- **Exercise requirements**: Starting with the first line below, extract each line through the one that contains "338, 344, 348];", inclusive, excluding pictures.
::: Supplied data
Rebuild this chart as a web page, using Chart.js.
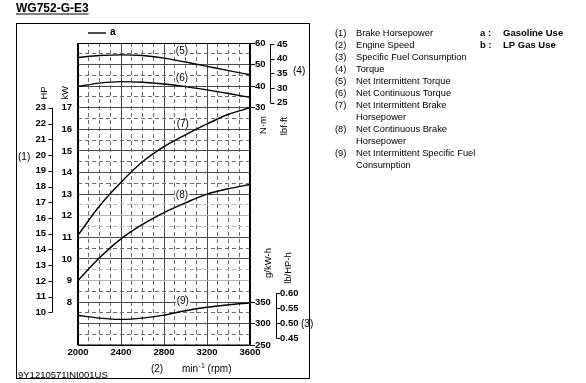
<!DOCTYPE html>
<html><head><meta charset="utf-8">
<script src="https://cdn.jsdelivr.net/npm/chart.js@4.4.1/dist/chart.umd.min.js"></script>
<style>html,body{margin:0;padding:0;background:#fff;}canvas{display:block;}</style>
</head><body>
<canvas id="c" width="586" height="383"></canvas>
<script>
// ---- data ----
const rpm = [2000, 2200, 2400, 2600, 2800, 3000, 3200, 3400, 3600];
const intermittentTorque = [53.3, 54.2, 54.5, 54.2, 53.0, 51.2, 49.2, 47.2, 45.3];   // (5) N·m
const continuousTorque   = [39.9, 41.4, 42.1, 41.8, 41.0, 39.8, 38.3, 36.6, 34.8];   // (6) N·m
const intermittentPower  = [11.1, 12.45, 13.55, 14.5, 15.2, 15.75, 16.25, 16.7, 17.0]; // (7) kW
const continuousPower    = [9.0, 10.05, 10.93, 11.6, 12.15, 12.6, 13.0, 13.25, 13.45]; // (8) kW
const intermittentSfc    = [319, 313, 310, 313, 320, 330, 338, 344, 348];            // (9) g/kWh

const xTickLabels = [2000, 2400, 2800, 3200, 3600];
const hpTicks   = [10, 11, 12, 13, 14, 15, 16, 17, 18, 19, 20, 21, 22, 23];
const kwTicks   = [8, 9, 10, 11, 12, 13, 14, 15, 16, 17];
const nmTicks   = [30, 40, 50, 60];
const lbfTicks  = [25, 30, 35, 40, 45];
const sfcTicks  = [250, 300, 350];
const lbhTicks  = [0.45, 0.50, 0.55, 0.60];
const grayRows  = [3, 3.5, 5.5, 6, 6.5];

const legendItems = [
  ['(1)', 'Brake Horsepower'],
  ['(2)', 'Engine Speed'],
  ['(3)', 'Specific Fuel Consumption'],
  ['(4)', 'Torque'],
  ['(5)', 'Net Intermittent Torque'],
  ['(6)', 'Net Continuous Torque'],
  ['(7)', 'Net Intermittent Brake'],
  ['', 'Horsepower'],
  ['(8)', 'Net Continuous Brake'],
  ['', 'Horsepower'],
  ['(9)', 'Net Intermittent Specific Fuel'],
  ['', 'Consumption']
];

const FONT = '"Liberation Sans", Arial, Helvetica, sans-serif';
const pts = arr => rpm.map((x, i) => ({x: x, y: arr[i]}));
const setTicks = vals => (s) => { s.ticks = vals.map(v => ({value: v})); };
const zeroW = s => { s.width = 0; };
const tickFont = {family: FONT, size: 9.5, weight: 'bold'};

function ds(arr, axis) {
  return {data: pts(arr), yAxisID: axis, borderColor: '#000', borderWidth: 1.4,
          pointRadius: 0, fill: false, cubicInterpolationMode: 'monotone'};
}

function yAxis(pos, min, max, vals, pad, drawTicks, fmt) {
  return {
    type: 'linear', position: pos, min: min, max: max,
    afterBuildTicks: setTicks(vals), afterFit: zeroW,
    border: {display: false},
    grid: {drawOnChartArea: false, drawTicks: drawTicks, tickLength: 5, tickColor: '#000', tickWidth: 1},
    ticks: {autoSkip: false, padding: pad, color: '#000', font: tickFont,
            callback: fmt || (v => String(v))}
  };
}

const deco = {
  id: 'deco',
  afterLayout(chart) {
    // widen the zero-width axis boxes so their labels are not clipped
    Object.values(chart.scales).forEach(s => {
      if (s.axis === 'y') {
        if (s.position === 'left') { s.left = 0; }
        else { s.right = chart.width; }
        s.width = s.right - s.left;
      } else {
        s.bottom = chart.height; s.height = s.bottom - s.top;
      }
    });
  },
  beforeDatasetsDraw(chart) {
    const ctx = chart.ctx, a = chart.chartArea;
    ctx.save();
    ctx.strokeStyle = '#000';
    ctx.lineWidth = 1.2;
    ctx.beginPath(); ctx.moveTo(a.left, a.top + 0.5); ctx.lineTo(a.right, a.top + 0.5); ctx.stroke();
    ctx.lineWidth = 1.6;
    ctx.beginPath(); ctx.moveTo(a.left, a.bottom); ctx.lineTo(a.right, a.bottom); ctx.stroke();
    ctx.lineWidth = 2;
    ctx.beginPath(); ctx.moveTo(a.left, a.top); ctx.lineTo(a.left, a.bottom); ctx.stroke();
    ctx.beginPath(); ctx.moveTo(a.right, a.top); ctx.lineTo(a.right, a.bottom); ctx.stroke();
    ctx.restore();
  },
  afterDatasetsDraw(chart) {
    const ctx = chart.ctx, s = chart.scales;
    ctx.save();
    // curve labels
    const labels = [['(5)', 2967, 56.3, 'nm'], ['(6)', 2967, 43.8, 'nm'], ['(7)', 2975, 16.26, 'kw'],
                    ['(8)', 2967, 12.95, 'kw'], ['(9)', 2975, 351, 'sfc']];
    ctx.font = '10px ' + FONT;
    ctx.textAlign = 'center'; ctx.textBaseline = 'middle';
    labels.forEach(l => {
      const x = s.x.getPixelForValue(l[1]), y = s[l[3]].getPixelForValue(l[2]);
      const w = ctx.measureText(l[0]).width + 2;
      ctx.fillStyle = '#fff'; ctx.fillRect(x - w / 2, y - 5, w, 10);
      ctx.fillStyle = '#000'; ctx.fillText(l[0], x, y);
    });
    // brackets
    ctx.strokeStyle = '#000'; ctx.lineWidth = 1;
    function bracket(scale, vals, x, dir) {
      const y1 = scale.getPixelForValue(vals[0]), y2 = scale.getPixelForValue(vals[vals.length - 1]);
      ctx.beginPath(); ctx.moveTo(x, y1); ctx.lineTo(x, y2); ctx.stroke();
      vals.forEach(v => {
        const y = Math.round(scale.getPixelForValue(v)) + 0.5;
        ctx.beginPath(); ctx.moveTo(x, y); ctx.lineTo(x + dir * 4, y); ctx.stroke();
      });
    }
    bracket(s.hp, hpTicks, 52.5, -1);
    bracket(s.lbf, lbfTicks, 270.5, 1);
    bracket(s.lbh, lbhTicks, 276.5, 1);
    ctx.restore();
  },
  afterDraw(chart) {
    const ctx = chart.ctx;
    ctx.save();
    ctx.fillStyle = '#000'; ctx.strokeStyle = '#000';
    // title
    ctx.font = 'bold 12px ' + FONT;
    ctx.textAlign = 'left'; ctx.textBaseline = 'alphabetic';
    ctx.fillText('WG752-G-E3', 16, 12);
    const tw = ctx.measureText('WG752-G-E3').width;
    ctx.lineWidth = 1;
    ctx.beginPath(); ctx.moveTo(16, 14); ctx.lineTo(16 + tw, 14); ctx.stroke();
    // frame
    ctx.strokeRect(16.5, 23.5, 293, 355);
    // legend a
    ctx.lineWidth = 1.4;
    ctx.beginPath(); ctx.moveTo(88, 33); ctx.lineTo(106, 33); ctx.stroke();
    ctx.font = 'bold 10px ' + FONT; ctx.textBaseline = 'middle';
    ctx.fillText('a', 110, 32);
    // rotated unit labels
    function rot(t, x, y) {
      ctx.save(); ctx.translate(x, y); ctx.rotate(-Math.PI / 2);
      ctx.textAlign = 'center'; ctx.textBaseline = 'middle';
      ctx.fillText(t, 0, 0); ctx.restore();
    }
    ctx.font = '9.5px ' + FONT;
    rot('HP', 44, 93);
    rot('kW', 65, 93);
    rot('N·m', 263, 125);
    rot('lbf·ft', 284, 126);
    rot('g/kW-h', 268, 263);
    rot('lb/HP-h', 288, 268);
    ctx.font = '10px ' + FONT; ctx.textAlign = 'left'; ctx.textBaseline = 'middle';
    ctx.fillText('(1)', 18, 157);
    ctx.fillText('(4)', 293, 71);
    ctx.fillText('(3)', 301, 324);
    ctx.textAlign = 'center';
    ctx.fillText('(2)', 157, 369);
    ctx.textAlign = 'left';
    ctx.fillText('min', 182, 369);
    let mx = 182 + ctx.measureText('min').width;
    ctx.font = '7px ' + FONT;
    ctx.fillText('-1', mx + 0.5, 366);
    mx += ctx.measureText('-1').width + 0.5;
    ctx.font = '10px ' + FONT;
    ctx.fillText(' (rpm)', mx, 369);
    ctx.font = '9.5px ' + FONT;
    ctx.fillText('9Y1210571INI001US', 18, 375);
    // right legend
    ctx.font = '9.3px ' + FONT;
    legendItems.forEach((it, i) => {
      const y = 33 + i * 12;
      if (it[0]) ctx.fillText(it[0], 335, y);
      ctx.fillText(it[1], 356, y);
    });
    ctx.font = 'bold 9.5px ' + FONT;
    ctx.fillText('a :', 480, 33); ctx.fillText('Gasoline Use', 503, 33);
    ctx.fillText('b :', 480, 45); ctx.fillText('LP Gas Use', 503, 45);
    ctx.restore();
  }
};

new Chart(document.getElementById('c'), {
  type: 'line',
  data: {datasets: [
    ds(intermittentTorque, 'nm'),
    ds(continuousTorque, 'nm'),
    ds(intermittentPower, 'kw'),
    ds(continuousPower, 'kw'),
    ds(intermittentSfc, 'sfc')
  ]},
  options: {
    responsive: false, animation: false, devicePixelRatio: 1,
    layout: {padding: {left: 78, right: 336, top: 43, bottom: 37}},
    plugins: {legend: {display: false}, tooltip: {enabled: false}, title: {display: false}},
    scales: {
      x: {
        type: 'linear', position: 'bottom', min: 2000, max: 3600,
        afterFit: s => { s.height = 0; },
        border: {display: false, dash: c => (c.tick && c.tick.value % 400 !== 0) ? [4, 3] : []},
        grid: {drawTicks: false, lineWidth: 1,
               color: c => (c.tick && c.tick.value % 400 !== 0) ? '#6a6a6a' : '#4a4a4a'},
        ticks: {stepSize: 100, autoSkip: false, maxRotation: 0, padding: 1, color: '#000', font: tickFont,
                callback: v => xTickLabels.includes(v) ? String(v) : ''}
      },
      row: {
        type: 'linear', position: 'left', min: 0, max: 14,
        afterFit: zeroW,
        border: {display: false, dash: c => (c.tick && c.tick.value % 1 !== 0) ? [4, 3] : []},
        grid: {drawTicks: false, lineWidth: 1,
               color: c => (c.tick && grayRows.includes(c.tick.value)) ? '#b4b4b4' :
                           ((c.tick && c.tick.value % 1 !== 0) ? '#6a6a6a' : '#4a4a4a')},
        ticks: {display: false, stepSize: 0.5, autoSkip: false}
      },
      hp: yAxis('left', 7.91, 27.12, hpTicks, 32, false),
      kw: yAxis('left', 6, 20, kwTicks, 6, false),
      nm: yAxis('right', -80, 60, nmTicks, 0, true),
      lbf: yAxis('right', -57.37, 45.34, lbfTicks, 27, false),
      sfc: yAxis('right', 250, 950, sfcTicks, 0, true),
      lbh: yAxis('right', 0.4267, 1.4367, lbhTicks, 30, false, v => v.toFixed(2))
    }
  },
  plugins: [deco]
});
</script>
</body></html>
::::::
- **Output for this exercise**:
Rebuild this chart as a web page, using Chart.js.
<!DOCTYPE html>
<html><head><meta charset="utf-8">
<script src="https://cdn.jsdelivr.net/npm/chart.js@4.4.1/dist/chart.umd.min.js"></script>
<style>html,body{margin:0;padding:0;background:#fff;}canvas{display:block;}</style>
</head><body>
<canvas id="c" width="586" height="383"></canvas>
<script>
// ---- data ----
const rpm = [2000, 2200, 2400, 2600, 2800, 3000, 3200, 3400, 3600];
const intermittentTorque = [53.3, 54.2, 54.5, 54.2, 53.0, 51.2, 49.2, 47.2, 45.3];   // (5) N·m
const continuousTorque   = [39.9, 41.4, 42.1, 41.8, 41.0, 39.8, 38.3, 36.6, 34.8];   // (6) N·m
const intermittentPower  = [11.1, 12.45, 13.55, 14.5, 15.2, 15.75, 16.25, 16.7, 17.0]; // (7) kW
const continuousPower    = [9.0, 10.05, 10.93, 11.6, 12.15, 12.6, 13.0, 13.25, 13.45]; // (8) kW
const intermittentSfc    = [319, 313, 310, 313, 320, 330, 338, 344, 348];            // (9) g/kWh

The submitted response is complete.